── Data shown ──

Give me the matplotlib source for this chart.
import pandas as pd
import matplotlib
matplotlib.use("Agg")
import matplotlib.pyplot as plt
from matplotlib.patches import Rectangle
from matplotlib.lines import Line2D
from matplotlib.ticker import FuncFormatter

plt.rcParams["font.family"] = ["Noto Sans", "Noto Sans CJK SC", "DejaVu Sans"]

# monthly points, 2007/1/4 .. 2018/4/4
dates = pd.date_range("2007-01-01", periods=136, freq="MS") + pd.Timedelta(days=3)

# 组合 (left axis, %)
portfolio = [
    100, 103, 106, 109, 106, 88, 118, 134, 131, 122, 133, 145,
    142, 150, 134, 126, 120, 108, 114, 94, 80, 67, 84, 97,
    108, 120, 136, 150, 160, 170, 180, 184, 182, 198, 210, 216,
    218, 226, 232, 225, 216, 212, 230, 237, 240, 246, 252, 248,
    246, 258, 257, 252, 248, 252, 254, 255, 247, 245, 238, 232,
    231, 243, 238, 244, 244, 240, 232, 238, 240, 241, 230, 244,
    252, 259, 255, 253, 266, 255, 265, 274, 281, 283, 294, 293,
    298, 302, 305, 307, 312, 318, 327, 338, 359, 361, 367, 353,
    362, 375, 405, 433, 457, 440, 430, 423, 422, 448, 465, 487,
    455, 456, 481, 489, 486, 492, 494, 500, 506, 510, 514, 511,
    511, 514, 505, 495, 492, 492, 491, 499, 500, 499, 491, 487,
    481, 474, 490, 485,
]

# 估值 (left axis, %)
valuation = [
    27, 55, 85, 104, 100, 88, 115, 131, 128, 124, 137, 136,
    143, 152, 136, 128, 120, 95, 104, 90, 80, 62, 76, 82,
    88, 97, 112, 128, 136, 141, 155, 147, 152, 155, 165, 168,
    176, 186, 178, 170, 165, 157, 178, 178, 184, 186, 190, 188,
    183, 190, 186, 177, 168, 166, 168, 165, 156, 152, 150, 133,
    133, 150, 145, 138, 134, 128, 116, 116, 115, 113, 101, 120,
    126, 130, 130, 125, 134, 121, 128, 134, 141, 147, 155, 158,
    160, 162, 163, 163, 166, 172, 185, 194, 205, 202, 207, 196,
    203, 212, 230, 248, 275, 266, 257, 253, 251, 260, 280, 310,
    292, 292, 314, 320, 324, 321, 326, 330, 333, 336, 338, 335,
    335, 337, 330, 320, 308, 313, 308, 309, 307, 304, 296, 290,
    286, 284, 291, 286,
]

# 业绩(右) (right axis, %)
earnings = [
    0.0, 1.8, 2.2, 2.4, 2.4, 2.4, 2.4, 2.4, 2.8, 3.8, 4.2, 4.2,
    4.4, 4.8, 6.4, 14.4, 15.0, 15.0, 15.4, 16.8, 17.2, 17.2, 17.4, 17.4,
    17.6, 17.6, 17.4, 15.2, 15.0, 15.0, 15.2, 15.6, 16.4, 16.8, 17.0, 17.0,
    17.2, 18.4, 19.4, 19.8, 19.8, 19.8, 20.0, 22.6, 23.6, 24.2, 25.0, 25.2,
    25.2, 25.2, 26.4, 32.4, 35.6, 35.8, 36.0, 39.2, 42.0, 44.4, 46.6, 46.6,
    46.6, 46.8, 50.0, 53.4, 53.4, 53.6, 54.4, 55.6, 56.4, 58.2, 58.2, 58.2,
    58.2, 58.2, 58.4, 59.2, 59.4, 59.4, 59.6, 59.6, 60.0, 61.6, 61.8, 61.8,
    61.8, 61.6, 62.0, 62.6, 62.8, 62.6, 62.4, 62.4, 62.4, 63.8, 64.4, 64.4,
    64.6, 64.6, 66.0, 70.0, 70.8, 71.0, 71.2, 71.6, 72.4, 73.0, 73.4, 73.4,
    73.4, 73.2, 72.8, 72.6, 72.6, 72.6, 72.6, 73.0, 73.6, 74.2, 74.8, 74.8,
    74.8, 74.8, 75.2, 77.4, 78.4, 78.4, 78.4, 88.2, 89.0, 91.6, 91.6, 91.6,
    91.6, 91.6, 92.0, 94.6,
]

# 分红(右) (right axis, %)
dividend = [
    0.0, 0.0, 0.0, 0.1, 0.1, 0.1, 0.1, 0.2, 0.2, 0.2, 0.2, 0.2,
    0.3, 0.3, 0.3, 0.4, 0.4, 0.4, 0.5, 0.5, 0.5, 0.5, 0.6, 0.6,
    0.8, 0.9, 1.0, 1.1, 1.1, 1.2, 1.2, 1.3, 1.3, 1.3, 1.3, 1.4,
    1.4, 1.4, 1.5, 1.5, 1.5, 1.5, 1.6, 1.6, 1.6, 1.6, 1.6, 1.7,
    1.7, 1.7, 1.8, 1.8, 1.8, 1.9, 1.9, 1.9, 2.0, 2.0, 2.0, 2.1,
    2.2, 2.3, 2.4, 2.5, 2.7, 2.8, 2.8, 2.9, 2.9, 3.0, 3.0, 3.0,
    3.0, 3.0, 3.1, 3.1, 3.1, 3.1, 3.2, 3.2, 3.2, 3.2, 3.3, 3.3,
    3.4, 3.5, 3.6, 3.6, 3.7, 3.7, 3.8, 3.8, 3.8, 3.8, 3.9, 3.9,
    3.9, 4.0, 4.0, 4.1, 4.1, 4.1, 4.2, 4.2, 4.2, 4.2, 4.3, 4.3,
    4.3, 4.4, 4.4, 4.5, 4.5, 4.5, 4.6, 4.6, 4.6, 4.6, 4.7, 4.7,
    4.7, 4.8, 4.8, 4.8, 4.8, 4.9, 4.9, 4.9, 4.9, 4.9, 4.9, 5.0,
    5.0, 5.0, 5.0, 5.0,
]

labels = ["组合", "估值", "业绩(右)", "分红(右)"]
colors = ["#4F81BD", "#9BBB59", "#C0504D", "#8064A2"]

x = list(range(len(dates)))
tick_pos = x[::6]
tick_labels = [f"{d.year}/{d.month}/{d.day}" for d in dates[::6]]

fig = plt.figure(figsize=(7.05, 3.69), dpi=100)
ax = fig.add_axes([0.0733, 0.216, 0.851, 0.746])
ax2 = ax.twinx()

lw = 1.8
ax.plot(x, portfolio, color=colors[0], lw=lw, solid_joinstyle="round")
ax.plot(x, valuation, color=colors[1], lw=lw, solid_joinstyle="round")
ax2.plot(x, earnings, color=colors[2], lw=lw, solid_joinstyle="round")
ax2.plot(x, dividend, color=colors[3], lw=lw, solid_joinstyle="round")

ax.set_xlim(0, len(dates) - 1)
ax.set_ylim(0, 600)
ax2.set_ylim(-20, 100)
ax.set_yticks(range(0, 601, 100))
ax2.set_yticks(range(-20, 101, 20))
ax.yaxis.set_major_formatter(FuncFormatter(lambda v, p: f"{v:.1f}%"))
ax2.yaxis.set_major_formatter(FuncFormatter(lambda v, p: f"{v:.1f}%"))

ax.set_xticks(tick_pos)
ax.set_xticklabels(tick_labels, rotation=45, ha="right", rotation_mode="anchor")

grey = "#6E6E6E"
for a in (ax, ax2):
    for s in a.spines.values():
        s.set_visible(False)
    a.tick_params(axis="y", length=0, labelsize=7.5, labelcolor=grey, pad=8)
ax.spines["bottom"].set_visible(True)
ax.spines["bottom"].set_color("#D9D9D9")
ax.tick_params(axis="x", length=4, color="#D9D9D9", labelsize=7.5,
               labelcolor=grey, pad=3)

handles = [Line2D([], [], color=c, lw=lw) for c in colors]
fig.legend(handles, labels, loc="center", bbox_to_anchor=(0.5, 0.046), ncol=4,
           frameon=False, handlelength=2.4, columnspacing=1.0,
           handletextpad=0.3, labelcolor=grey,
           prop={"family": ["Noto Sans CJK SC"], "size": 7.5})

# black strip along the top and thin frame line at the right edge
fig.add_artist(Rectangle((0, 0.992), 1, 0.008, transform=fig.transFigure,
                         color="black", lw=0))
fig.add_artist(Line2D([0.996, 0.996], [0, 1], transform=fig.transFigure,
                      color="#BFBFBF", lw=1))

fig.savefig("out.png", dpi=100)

───
── Data shown ──

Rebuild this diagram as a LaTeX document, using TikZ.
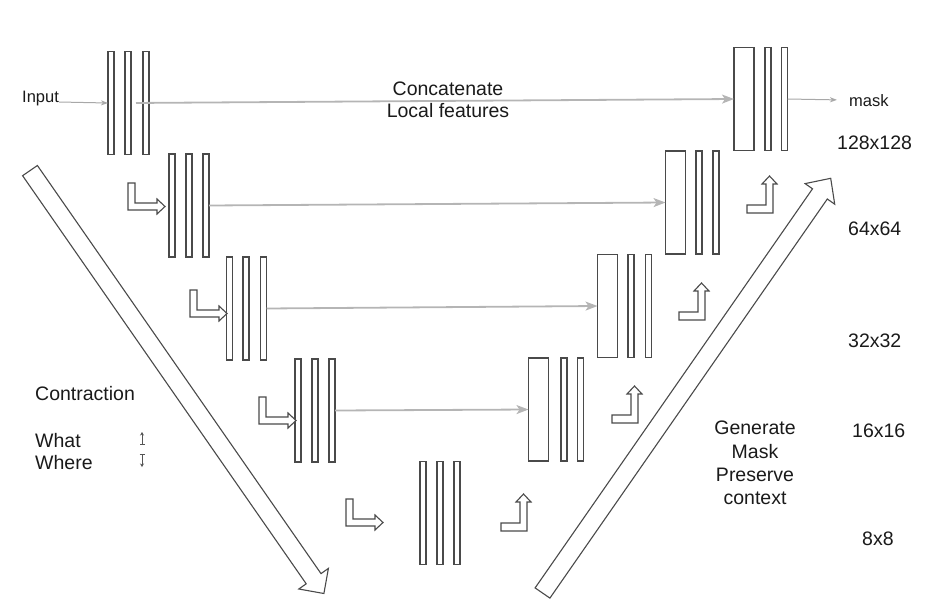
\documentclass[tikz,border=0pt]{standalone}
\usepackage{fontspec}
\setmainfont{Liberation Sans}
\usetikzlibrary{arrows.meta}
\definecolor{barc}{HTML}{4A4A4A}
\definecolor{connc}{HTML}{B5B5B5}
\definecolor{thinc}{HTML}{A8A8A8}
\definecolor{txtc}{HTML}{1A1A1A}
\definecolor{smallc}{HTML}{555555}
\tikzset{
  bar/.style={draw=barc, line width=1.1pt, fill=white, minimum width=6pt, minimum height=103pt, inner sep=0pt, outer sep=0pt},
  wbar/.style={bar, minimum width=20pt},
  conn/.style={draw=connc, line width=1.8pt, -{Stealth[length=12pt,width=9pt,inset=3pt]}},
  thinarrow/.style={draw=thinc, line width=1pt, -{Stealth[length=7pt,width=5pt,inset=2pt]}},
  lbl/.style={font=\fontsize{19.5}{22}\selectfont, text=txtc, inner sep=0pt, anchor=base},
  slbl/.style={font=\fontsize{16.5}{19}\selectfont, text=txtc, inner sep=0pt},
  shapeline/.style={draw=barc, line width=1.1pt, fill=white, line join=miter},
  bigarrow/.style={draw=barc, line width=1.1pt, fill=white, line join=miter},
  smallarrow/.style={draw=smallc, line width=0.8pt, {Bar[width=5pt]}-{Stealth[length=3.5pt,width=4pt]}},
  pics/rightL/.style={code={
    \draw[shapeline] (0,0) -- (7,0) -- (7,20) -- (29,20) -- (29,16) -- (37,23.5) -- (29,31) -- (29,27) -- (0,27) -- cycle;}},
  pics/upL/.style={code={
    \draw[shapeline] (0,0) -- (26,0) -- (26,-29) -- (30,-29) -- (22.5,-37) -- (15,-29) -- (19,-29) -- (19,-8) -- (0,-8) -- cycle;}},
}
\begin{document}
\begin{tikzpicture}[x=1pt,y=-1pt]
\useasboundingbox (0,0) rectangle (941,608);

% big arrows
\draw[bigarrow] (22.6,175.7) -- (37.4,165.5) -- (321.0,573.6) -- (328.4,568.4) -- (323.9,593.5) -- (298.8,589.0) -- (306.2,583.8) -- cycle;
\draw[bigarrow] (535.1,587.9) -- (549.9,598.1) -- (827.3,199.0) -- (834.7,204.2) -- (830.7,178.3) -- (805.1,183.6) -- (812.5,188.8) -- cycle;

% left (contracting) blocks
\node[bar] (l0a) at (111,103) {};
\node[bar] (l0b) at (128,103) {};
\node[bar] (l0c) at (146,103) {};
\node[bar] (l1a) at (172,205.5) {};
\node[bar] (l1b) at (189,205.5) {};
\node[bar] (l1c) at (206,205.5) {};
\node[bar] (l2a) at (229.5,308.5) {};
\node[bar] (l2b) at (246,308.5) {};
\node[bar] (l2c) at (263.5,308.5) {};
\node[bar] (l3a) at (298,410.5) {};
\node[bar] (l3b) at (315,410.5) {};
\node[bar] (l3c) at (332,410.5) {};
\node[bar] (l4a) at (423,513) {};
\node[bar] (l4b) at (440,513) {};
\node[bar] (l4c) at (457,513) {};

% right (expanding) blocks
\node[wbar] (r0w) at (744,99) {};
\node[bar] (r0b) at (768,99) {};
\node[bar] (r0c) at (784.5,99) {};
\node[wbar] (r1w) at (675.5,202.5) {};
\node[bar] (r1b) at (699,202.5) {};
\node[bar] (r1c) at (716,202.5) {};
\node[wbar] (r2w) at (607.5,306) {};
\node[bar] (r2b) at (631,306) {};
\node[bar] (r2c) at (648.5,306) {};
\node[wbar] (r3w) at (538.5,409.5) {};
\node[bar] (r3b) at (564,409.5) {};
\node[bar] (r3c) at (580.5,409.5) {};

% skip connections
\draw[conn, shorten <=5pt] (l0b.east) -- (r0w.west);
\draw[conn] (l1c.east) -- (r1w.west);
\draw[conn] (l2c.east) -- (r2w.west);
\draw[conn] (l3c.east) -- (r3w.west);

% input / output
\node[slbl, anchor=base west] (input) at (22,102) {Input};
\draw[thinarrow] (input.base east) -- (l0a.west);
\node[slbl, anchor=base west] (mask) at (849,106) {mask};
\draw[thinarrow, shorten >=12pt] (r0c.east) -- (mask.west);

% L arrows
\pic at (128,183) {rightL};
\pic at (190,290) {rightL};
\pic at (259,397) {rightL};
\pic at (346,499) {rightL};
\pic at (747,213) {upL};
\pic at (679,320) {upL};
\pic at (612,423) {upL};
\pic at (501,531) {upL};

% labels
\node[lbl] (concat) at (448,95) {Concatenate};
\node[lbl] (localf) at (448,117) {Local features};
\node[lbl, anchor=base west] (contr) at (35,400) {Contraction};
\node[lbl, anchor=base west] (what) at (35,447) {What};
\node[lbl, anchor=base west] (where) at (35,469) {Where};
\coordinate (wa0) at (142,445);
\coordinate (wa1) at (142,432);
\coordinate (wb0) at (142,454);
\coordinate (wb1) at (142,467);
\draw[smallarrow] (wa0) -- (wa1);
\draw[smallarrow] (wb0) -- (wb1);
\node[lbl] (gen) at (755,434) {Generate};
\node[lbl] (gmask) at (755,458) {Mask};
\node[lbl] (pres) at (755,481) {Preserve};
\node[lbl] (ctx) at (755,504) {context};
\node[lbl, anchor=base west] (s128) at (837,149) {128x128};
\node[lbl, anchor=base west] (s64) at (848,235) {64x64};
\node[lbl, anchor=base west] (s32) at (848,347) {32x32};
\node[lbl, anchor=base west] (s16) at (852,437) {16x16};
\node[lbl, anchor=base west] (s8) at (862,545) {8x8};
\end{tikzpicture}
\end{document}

───

▶ _Objective_
Begin at the line containing "Rebuild this diagram", end at the line containing "(0,0) rectangle (941,608);", and copy those lines word for word, both included. Skip pictures.

▶ _Exercise response_
Rebuild this diagram as a LaTeX document, using TikZ.
\documentclass[tikz,border=0pt]{standalone}
\usepackage{fontspec}
\setmainfont{Liberation Sans}
\usetikzlibrary{arrows.meta}
\definecolor{barc}{HTML}{4A4A4A}
\definecolor{connc}{HTML}{B5B5B5}
\definecolor{thinc}{HTML}{A8A8A8}
\definecolor{txtc}{HTML}{1A1A1A}
\definecolor{smallc}{HTML}{555555}
\tikzset{
  bar/.style={draw=barc, line width=1.1pt, fill=white, minimum width=6pt, minimum height=103pt, inner sep=0pt, outer sep=0pt},
  wbar/.style={bar, minimum width=20pt},
  conn/.style={draw=connc, line width=1.8pt, -{Stealth[length=12pt,width=9pt,inset=3pt]}},
  thinarrow/.style={draw=thinc, line width=1pt, -{Stealth[length=7pt,width=5pt,inset=2pt]}},
  lbl/.style={font=\fontsize{19.5}{22}\selectfont, text=txtc, inner sep=0pt, anchor=base},
  slbl/.style={font=\fontsize{16.5}{19}\selectfont, text=txtc, inner sep=0pt},
  shapeline/.style={draw=barc, line width=1.1pt, fill=white, line join=miter},
  bigarrow/.style={draw=barc, line width=1.1pt, fill=white, line join=miter},
  smallarrow/.style={draw=smallc, line width=0.8pt, {Bar[width=5pt]}-{Stealth[length=3.5pt,width=4pt]}},
  pics/rightL/.style={code={
    \draw[shapeline] (0,0) -- (7,0) -- (7,20) -- (29,20) -- (29,16) -- (37,23.5) -- (29,31) -- (29,27) -- (0,27) -- cycle;}},
  pics/upL/.style={code={
    \draw[shapeline] (0,0) -- (26,0) -- (26,-29) -- (30,-29) -- (22.5,-37) -- (15,-29) -- (19,-29) -- (19,-8) -- (0,-8) -- cycle;}},
}
\begin{document}
\begin{tikzpicture}[x=1pt,y=-1pt]
\useasboundingbox (0,0) rectangle (941,608);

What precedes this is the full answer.